* **SET TASK**:
Set the listing down again in full, word for word, with the pictures left out.

* **DATASET EXTRACT**:

[start]

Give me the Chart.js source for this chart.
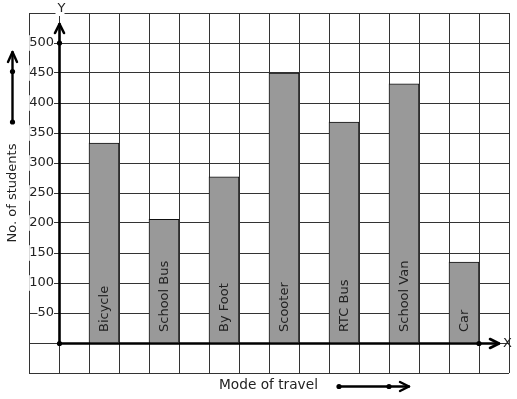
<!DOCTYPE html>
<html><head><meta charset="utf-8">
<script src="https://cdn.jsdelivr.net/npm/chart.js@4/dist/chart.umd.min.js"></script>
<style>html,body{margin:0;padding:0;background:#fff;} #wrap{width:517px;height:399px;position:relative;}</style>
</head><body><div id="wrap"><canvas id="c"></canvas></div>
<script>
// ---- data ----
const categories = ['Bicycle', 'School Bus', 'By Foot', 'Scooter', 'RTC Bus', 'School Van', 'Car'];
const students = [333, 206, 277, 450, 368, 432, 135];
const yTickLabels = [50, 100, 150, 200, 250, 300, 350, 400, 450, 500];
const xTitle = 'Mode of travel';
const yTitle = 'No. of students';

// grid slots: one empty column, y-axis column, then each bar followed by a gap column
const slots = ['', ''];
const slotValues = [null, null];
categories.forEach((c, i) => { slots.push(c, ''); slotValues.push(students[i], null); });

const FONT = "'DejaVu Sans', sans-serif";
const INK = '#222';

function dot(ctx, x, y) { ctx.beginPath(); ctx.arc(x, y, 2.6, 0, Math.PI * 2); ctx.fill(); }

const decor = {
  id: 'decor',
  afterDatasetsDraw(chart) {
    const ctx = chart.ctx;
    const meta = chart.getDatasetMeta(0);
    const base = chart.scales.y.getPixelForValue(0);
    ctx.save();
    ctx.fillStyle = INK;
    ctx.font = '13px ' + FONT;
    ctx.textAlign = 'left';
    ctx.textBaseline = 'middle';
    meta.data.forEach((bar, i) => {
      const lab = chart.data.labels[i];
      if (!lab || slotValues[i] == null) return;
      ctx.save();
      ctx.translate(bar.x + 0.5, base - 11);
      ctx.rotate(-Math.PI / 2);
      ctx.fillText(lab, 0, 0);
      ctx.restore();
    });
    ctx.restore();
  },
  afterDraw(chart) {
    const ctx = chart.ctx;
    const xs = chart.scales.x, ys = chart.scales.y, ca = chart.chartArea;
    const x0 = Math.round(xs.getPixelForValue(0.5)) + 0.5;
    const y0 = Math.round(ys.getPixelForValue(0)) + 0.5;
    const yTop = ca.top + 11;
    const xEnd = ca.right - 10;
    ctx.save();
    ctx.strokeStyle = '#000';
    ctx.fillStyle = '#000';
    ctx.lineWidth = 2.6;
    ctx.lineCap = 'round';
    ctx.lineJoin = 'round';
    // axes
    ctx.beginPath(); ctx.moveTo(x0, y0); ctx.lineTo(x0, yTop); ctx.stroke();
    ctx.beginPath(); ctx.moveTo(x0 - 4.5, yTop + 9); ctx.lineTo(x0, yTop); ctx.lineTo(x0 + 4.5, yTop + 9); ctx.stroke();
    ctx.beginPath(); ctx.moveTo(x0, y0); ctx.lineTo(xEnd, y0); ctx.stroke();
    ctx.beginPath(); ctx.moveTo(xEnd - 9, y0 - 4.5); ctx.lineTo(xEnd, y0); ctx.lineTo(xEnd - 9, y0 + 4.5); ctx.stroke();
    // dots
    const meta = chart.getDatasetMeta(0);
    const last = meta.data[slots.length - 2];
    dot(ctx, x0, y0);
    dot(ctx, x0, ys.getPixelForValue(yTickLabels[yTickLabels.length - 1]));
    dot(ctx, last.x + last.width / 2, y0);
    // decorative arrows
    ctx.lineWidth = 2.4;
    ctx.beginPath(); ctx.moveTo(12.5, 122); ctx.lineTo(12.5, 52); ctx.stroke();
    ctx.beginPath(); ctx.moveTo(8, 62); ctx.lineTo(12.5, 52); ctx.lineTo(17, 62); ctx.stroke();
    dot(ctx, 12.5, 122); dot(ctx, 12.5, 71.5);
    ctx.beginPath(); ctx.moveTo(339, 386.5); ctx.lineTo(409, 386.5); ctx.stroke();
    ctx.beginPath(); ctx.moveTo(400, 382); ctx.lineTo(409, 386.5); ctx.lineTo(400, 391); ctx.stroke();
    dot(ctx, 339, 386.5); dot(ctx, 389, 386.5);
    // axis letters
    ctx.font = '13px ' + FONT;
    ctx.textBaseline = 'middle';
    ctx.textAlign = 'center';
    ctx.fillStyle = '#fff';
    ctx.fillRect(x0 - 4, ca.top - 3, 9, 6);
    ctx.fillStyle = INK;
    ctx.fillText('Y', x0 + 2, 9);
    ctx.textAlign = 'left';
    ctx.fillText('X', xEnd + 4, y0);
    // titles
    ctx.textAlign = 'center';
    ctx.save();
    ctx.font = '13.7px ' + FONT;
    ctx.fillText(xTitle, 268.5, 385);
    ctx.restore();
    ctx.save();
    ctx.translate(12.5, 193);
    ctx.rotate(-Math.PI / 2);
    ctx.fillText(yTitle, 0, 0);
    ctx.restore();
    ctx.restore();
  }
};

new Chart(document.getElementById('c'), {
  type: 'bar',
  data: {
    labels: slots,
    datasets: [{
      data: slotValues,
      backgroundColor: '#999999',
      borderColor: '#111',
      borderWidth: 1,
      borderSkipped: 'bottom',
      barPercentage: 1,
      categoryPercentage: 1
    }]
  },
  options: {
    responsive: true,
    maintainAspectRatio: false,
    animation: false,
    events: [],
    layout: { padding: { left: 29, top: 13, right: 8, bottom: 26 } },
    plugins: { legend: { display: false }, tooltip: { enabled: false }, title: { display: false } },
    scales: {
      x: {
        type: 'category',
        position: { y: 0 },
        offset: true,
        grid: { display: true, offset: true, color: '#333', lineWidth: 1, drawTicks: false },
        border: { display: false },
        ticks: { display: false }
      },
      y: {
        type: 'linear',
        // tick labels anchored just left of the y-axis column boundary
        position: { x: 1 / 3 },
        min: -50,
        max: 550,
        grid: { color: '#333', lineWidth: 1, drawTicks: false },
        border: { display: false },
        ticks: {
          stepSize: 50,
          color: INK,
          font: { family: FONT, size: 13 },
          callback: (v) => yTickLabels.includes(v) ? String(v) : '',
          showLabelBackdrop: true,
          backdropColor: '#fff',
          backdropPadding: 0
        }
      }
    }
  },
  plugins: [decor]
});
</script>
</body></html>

[end]

* **WRITTEN RESPONSE**:
Give me the Chart.js source for this chart.
<!DOCTYPE html>
<html><head><meta charset="utf-8">
<script src="https://cdn.jsdelivr.net/npm/chart.js@4/dist/chart.umd.min.js"></script>
<style>html,body{margin:0;padding:0;background:#fff;} #wrap{width:517px;height:399px;position:relative;}</style>
</head><body><div id="wrap"><canvas id="c"></canvas></div>
<script>
// ---- data ----
const categories = ['Bicycle', 'School Bus', 'By Foot', 'Scooter', 'RTC Bus', 'School Van', 'Car'];
const students = [333, 206, 277, 450, 368, 432, 135];
const yTickLabels = [50, 100, 150, 200, 250, 300, 350, 400, 450, 500];
const xTitle = 'Mode of travel';
const yTitle = 'No. of students';

// grid slots: one empty column, y-axis column, then each bar followed by a gap column
const slots = ['', ''];
const slotValues = [null, null];
categories.forEach((c, i) => { slots.push(c, ''); slotValues.push(students[i], null); });

const FONT = "'DejaVu Sans', sans-serif";
const INK = '#222';

function dot(ctx, x, y) { ctx.beginPath(); ctx.arc(x, y, 2.6, 0, Math.PI * 2); ctx.fill(); }

const decor = {
  id: 'decor',
  afterDatasetsDraw(chart) {
    const ctx = chart.ctx;
    const meta = chart.getDatasetMeta(0);
    const base = chart.scales.y.getPixelForValue(0);
    ctx.save();
    ctx.fillStyle = INK;
    ctx.font = '13px ' + FONT;
    ctx.textAlign = 'left';
    ctx.textBaseline = 'middle';
    meta.data.forEach((bar, i) => {
      const lab = chart.data.labels[i];
      if (!lab || slotValues[i] == null) return;
      ctx.save();
      ctx.translate(bar.x + 0.5, base - 11);
      ctx.rotate(-Math.PI / 2);
      ctx.fillText(lab, 0, 0);
      ctx.restore();
    });
    ctx.restore();
  },
  afterDraw(chart) {
    const ctx = chart.ctx;
    const xs = chart.scales.x, ys = chart.scales.y, ca = chart.chartArea;
    const x0 = Math.round(xs.getPixelForValue(0.5)) + 0.5;
    const y0 = Math.round(ys.getPixelForValue(0)) + 0.5;
    const yTop = ca.top + 11;
    const xEnd = ca.right - 10;
    ctx.save();
    ctx.strokeStyle = '#000';
    ctx.fillStyle = '#000';
    ctx.lineWidth = 2.6;
    ctx.lineCap = 'round';
    ctx.lineJoin = 'round';
    // axes
    ctx.beginPath(); ctx.moveTo(x0, y0); ctx.lineTo(x0, yTop); ctx.stroke();
    ctx.beginPath(); ctx.moveTo(x0 - 4.5, yTop + 9); ctx.lineTo(x0, yTop); ctx.lineTo(x0 + 4.5, yTop + 9); ctx.stroke();
    ctx.beginPath(); ctx.moveTo(x0, y0); ctx.lineTo(xEnd, y0); ctx.stroke();
    ctx.beginPath(); ctx.moveTo(xEnd - 9, y0 - 4.5); ctx.lineTo(xEnd, y0); ctx.lineTo(xEnd - 9, y0 + 4.5); ctx.stroke();
    // dots
    const meta = chart.getDatasetMeta(0);
    const last = meta.data[slots.length - 2];
    dot(ctx, x0, y0);
    dot(ctx, x0, ys.getPixelForValue(yTickLabels[yTickLabels.length - 1]));
    dot(ctx, last.x + last.width / 2, y0);
    // decorative arrows
    ctx.lineWidth = 2.4;
    ctx.beginPath(); ctx.moveTo(12.5, 122); ctx.lineTo(12.5, 52); ctx.stroke();
    ctx.beginPath(); ctx.moveTo(8, 62); ctx.lineTo(12.5, 52); ctx.lineTo(17, 62); ctx.stroke();
    dot(ctx, 12.5, 122); dot(ctx, 12.5, 71.5);
    ctx.beginPath(); ctx.moveTo(339, 386.5); ctx.lineTo(409, 386.5); ctx.stroke();
    ctx.beginPath(); ctx.moveTo(400, 382); ctx.lineTo(409, 386.5); ctx.lineTo(400, 391); ctx.stroke();
    dot(ctx, 339, 386.5); dot(ctx, 389, 386.5);
    // axis letters
    ctx.font = '13px ' + FONT;
    ctx.textBaseline = 'middle';
    ctx.textAlign = 'center';
    ctx.fillStyle = '#fff';
    ctx.fillRect(x0 - 4, ca.top - 3, 9, 6);
    ctx.fillStyle = INK;
    ctx.fillText('Y', x0 + 2, 9);
    ctx.textAlign = 'left';
    ctx.fillText('X', xEnd + 4, y0);
    // titles
    ctx.textAlign = 'center';
    ctx.save();
    ctx.font = '13.7px ' + FONT;
    ctx.fillText(xTitle, 268.5, 385);
    ctx.restore();
    ctx.save();
    ctx.translate(12.5, 193);
    ctx.rotate(-Math.PI / 2);
    ctx.fillText(yTitle, 0, 0);
    ctx.restore();
    ctx.restore();
  }
};

new Chart(document.getElementById('c'), {
  type: 'bar',
  data: {
    labels: slots,
    datasets: [{
      data: slotValues,
      backgroundColor: '#999999',
      borderColor: '#111',
      borderWidth: 1,
      borderSkipped: 'bottom',
      barPercentage: 1,
      categoryPercentage: 1
    }]
  },
  options: {
    responsive: true,
    maintainAspectRatio: false,
    animation: false,
    events: [],
    layout: { padding: { left: 29, top: 13, right: 8, bottom: 26 } },
    plugins: { legend: { display: false }, tooltip: { enabled: false }, title: { display: false } },
    scales: {
      x: {
        type: 'category',
        position: { y: 0 },
        offset: true,
        grid: { display: true, offset: true, color: '#333', lineWidth: 1, drawTicks: false },
        border: { display: false },
        ticks: { display: false }
      },
      y: {
        type: 'linear',
        // tick labels anchored just left of the y-axis column boundary
        position: { x: 1 / 3 },
        min: -50,
        max: 550,
        grid: { color: '#333', lineWidth: 1, drawTicks: false },
        border: { display: false },
        ticks: {
          stepSize: 50,
          color: INK,
          font: { family: FONT, size: 13 },
          callback: (v) => yTickLabels.includes(v) ? String(v) : '',
          showLabelBackdrop: true,
          backdropColor: '#fff',
          backdropPadding: 0
        }
      }
    }
  },
  plugins: [decor]
});
</script>
</body></html>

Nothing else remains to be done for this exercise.